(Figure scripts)
+ + + +
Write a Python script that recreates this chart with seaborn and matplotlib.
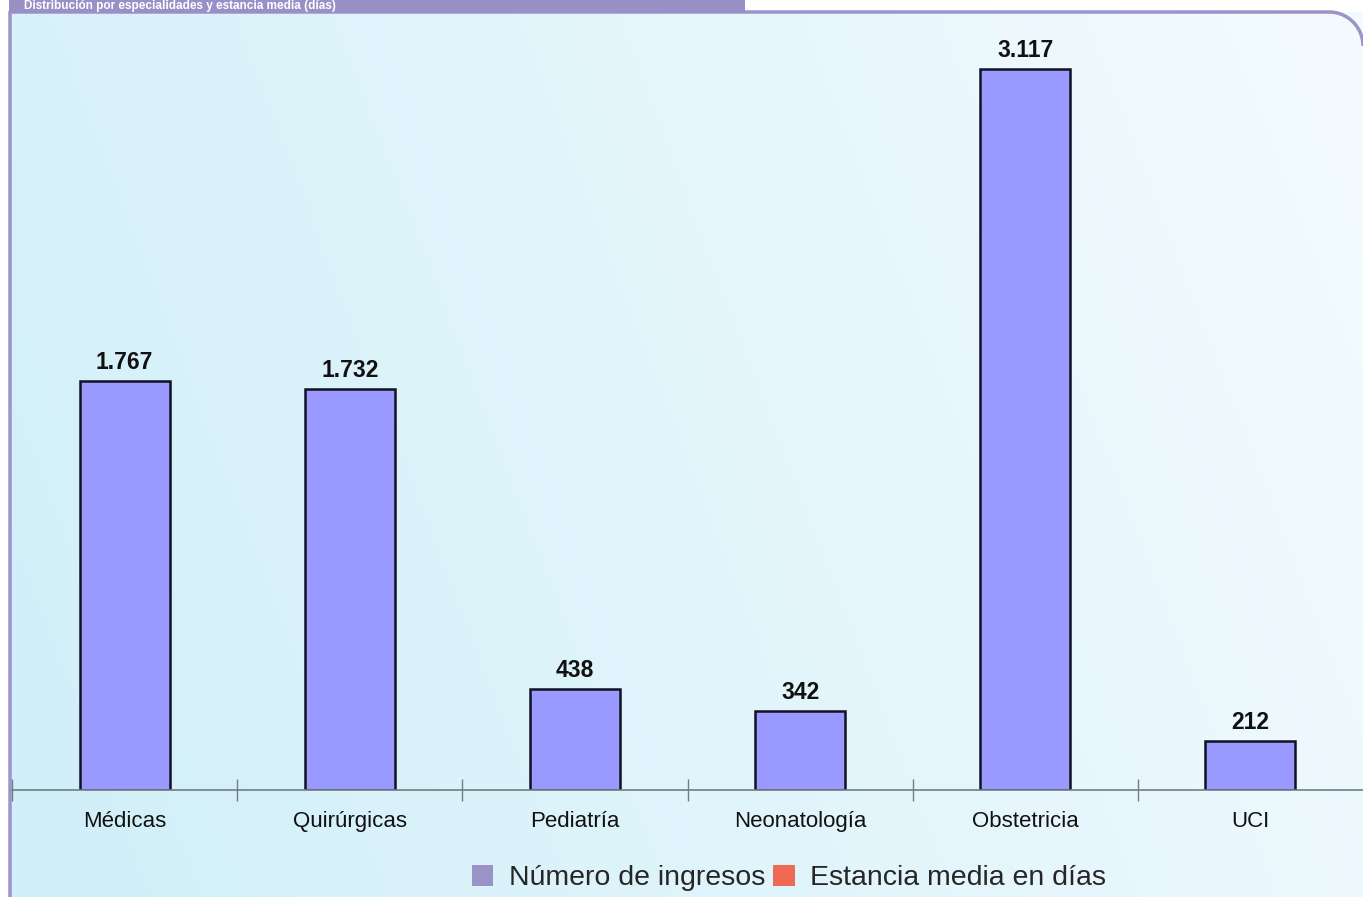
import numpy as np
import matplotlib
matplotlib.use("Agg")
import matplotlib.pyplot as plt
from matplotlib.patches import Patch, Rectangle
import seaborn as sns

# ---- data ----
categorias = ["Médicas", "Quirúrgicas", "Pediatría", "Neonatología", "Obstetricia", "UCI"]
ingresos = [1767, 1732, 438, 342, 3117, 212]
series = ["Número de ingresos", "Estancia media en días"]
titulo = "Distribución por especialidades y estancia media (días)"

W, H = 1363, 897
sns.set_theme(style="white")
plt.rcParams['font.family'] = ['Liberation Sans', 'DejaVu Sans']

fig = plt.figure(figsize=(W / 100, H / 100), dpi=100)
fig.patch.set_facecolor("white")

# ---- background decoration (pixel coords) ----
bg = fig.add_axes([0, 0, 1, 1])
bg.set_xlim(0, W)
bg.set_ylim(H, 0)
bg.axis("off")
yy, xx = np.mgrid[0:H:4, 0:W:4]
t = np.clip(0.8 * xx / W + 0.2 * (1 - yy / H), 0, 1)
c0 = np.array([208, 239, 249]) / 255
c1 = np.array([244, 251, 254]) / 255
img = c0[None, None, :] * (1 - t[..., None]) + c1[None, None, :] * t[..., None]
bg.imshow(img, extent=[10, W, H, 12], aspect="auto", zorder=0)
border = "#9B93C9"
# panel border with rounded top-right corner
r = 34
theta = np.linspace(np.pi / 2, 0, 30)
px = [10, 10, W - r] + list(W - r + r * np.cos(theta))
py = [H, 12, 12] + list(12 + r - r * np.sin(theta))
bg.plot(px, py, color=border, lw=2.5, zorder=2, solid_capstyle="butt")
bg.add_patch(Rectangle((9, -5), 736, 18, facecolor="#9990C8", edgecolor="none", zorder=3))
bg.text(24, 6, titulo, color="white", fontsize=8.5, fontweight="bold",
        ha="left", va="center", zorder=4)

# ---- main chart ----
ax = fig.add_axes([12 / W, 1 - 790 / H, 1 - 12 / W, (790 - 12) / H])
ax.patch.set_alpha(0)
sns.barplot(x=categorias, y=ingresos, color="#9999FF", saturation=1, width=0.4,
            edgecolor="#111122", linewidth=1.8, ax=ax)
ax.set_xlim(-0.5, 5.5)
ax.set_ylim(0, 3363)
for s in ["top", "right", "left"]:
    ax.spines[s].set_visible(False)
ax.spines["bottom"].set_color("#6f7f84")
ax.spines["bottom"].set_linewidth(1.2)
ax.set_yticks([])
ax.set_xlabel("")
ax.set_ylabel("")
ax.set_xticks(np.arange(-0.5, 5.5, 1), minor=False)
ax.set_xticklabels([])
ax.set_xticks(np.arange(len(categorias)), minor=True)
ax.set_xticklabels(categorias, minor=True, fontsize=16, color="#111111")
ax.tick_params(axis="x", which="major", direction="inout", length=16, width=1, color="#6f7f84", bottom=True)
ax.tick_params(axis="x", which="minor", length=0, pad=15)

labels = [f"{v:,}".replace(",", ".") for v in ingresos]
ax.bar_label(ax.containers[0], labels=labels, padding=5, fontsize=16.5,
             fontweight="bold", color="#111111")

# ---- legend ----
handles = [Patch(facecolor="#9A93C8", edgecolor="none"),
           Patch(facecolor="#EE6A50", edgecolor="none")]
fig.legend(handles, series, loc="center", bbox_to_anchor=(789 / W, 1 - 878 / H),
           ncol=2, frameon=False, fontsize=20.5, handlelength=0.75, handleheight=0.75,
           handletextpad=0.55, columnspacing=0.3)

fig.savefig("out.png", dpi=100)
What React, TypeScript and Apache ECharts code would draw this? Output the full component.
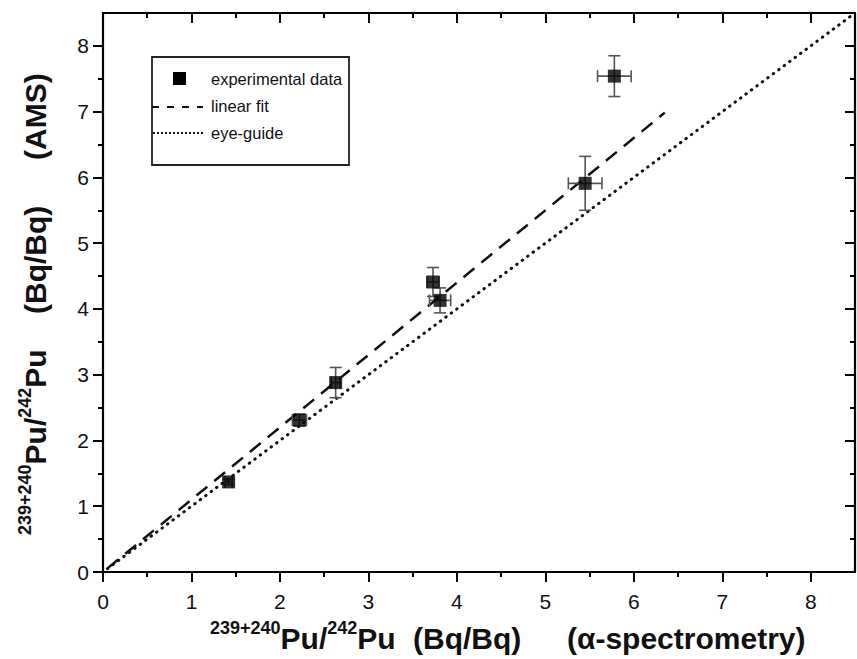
+ + + +
* [Task to carry out]:
Begin at the first line of the entries above and return each line exactly, stopping after the line that contains "import seaborn as sns". Pictures do not belong in the copy.

* [Exercise response]:
Write a Python script that recreates this chart with seaborn and matplotlib.
import numpy as np
import matplotlib
matplotlib.use("Agg")
import matplotlib.pyplot as plt
from matplotlib.patches import Patch, Rectangle
import seaborn as sns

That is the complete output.